- _THE EXERCISE_
Search the listing below for the string "this" and show each line that contains it.

(Records with drawing code)

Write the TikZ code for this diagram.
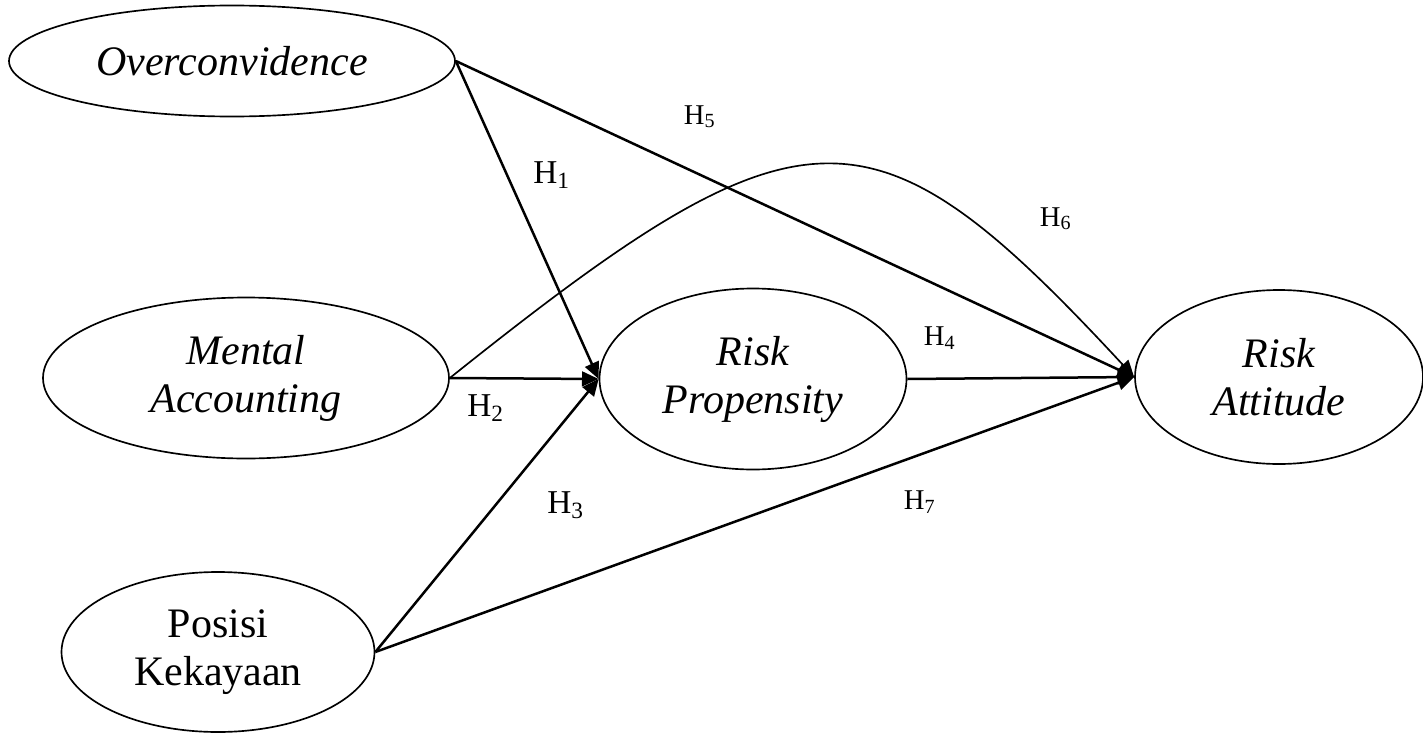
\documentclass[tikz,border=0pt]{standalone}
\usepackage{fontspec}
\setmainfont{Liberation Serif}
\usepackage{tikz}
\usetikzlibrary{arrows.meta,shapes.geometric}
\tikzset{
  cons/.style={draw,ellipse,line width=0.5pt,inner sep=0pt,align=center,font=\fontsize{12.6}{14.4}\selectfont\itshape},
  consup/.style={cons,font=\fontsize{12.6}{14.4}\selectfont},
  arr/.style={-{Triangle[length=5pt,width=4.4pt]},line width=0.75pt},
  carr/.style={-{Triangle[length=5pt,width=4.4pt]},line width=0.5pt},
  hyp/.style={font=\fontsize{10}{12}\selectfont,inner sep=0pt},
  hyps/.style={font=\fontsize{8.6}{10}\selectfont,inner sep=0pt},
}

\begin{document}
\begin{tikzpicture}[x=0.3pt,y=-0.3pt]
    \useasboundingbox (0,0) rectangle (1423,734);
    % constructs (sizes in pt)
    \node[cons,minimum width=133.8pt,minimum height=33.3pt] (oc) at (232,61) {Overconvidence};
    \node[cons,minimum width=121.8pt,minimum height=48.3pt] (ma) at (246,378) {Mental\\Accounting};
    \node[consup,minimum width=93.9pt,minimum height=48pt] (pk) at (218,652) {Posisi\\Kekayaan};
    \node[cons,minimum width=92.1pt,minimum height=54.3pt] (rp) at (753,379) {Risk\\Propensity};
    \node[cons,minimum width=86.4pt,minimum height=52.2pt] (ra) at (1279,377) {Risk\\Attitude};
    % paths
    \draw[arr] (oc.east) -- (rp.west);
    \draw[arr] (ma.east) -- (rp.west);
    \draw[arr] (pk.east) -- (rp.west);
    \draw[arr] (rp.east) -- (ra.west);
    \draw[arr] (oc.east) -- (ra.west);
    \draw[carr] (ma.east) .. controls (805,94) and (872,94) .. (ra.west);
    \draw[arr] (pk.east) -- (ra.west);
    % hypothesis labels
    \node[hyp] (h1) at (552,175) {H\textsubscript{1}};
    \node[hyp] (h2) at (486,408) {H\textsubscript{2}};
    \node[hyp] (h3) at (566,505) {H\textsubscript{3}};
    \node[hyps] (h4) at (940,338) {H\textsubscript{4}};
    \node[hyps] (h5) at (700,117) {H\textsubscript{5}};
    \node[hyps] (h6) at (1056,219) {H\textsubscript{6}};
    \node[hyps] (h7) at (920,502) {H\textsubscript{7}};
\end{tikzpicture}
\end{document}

==

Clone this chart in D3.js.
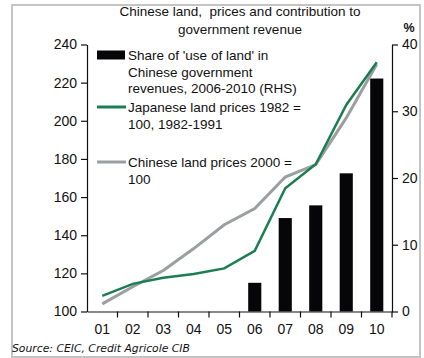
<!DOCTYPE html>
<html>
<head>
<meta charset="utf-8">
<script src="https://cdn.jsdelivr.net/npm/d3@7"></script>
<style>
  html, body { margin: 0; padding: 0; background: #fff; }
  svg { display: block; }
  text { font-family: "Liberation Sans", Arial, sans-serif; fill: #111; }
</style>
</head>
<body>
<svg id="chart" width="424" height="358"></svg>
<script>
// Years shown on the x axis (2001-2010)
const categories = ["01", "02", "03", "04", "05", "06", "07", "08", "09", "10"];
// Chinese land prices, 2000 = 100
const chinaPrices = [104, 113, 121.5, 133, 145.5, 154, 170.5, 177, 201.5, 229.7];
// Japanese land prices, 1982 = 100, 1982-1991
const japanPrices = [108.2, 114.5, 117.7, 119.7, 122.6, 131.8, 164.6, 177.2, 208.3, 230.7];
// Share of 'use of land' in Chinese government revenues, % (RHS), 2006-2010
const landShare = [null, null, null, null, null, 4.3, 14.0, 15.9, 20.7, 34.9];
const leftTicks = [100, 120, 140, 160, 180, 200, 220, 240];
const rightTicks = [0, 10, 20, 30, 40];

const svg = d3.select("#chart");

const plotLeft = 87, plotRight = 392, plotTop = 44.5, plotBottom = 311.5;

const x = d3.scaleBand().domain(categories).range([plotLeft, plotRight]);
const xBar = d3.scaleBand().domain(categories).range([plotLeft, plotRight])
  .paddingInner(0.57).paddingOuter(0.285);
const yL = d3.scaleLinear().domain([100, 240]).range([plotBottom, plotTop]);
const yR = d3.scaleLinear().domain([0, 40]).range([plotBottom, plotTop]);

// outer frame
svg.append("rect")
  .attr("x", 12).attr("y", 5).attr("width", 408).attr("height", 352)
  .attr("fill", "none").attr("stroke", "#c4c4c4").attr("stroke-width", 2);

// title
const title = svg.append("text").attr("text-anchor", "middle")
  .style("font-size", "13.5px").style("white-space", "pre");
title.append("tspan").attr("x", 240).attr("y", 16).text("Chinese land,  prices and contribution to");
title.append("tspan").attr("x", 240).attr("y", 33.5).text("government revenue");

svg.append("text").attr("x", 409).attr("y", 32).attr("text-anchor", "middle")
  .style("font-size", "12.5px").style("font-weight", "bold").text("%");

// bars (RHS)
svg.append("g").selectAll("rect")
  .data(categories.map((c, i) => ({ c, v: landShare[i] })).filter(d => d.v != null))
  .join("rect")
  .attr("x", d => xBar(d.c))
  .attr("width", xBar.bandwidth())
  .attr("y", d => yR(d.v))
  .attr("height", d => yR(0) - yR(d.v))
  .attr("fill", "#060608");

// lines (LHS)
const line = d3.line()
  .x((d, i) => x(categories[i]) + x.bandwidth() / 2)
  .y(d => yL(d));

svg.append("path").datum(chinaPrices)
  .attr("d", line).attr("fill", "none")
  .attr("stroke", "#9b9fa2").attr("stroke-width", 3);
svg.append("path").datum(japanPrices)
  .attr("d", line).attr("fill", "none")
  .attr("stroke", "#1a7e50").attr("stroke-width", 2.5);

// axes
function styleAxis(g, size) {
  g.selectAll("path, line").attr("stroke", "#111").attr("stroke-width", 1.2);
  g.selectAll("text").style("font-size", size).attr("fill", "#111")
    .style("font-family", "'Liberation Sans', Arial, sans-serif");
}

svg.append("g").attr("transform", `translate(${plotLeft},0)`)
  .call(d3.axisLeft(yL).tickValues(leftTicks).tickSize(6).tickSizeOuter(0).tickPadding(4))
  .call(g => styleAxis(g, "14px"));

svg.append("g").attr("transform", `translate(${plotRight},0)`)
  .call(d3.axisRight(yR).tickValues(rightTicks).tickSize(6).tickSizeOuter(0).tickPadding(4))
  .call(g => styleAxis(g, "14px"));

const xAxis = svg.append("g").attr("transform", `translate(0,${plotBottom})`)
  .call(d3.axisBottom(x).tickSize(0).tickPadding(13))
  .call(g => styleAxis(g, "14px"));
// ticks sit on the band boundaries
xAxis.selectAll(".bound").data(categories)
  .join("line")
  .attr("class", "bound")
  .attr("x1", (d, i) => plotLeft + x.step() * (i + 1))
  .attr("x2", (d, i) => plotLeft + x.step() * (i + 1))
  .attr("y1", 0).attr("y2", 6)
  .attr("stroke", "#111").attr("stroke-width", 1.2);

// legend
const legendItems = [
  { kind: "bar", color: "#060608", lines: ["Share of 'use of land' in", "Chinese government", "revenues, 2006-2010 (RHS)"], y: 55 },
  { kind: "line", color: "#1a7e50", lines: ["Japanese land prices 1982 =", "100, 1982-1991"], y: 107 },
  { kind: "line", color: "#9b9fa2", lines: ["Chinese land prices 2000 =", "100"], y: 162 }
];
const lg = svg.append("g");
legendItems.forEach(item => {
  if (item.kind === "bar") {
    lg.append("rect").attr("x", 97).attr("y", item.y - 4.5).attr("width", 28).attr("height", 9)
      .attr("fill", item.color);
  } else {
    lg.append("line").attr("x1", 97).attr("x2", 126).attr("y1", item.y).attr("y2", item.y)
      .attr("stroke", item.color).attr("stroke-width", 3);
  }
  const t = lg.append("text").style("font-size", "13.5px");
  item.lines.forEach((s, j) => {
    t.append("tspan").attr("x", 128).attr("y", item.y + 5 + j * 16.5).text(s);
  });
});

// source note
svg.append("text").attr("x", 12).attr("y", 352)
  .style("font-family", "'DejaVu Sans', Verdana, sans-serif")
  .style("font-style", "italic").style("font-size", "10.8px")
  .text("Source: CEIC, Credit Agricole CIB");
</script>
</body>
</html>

- _WRITTEN RESPONSE_
Write the TikZ code for this diagram.
Clone this chart in D3.js.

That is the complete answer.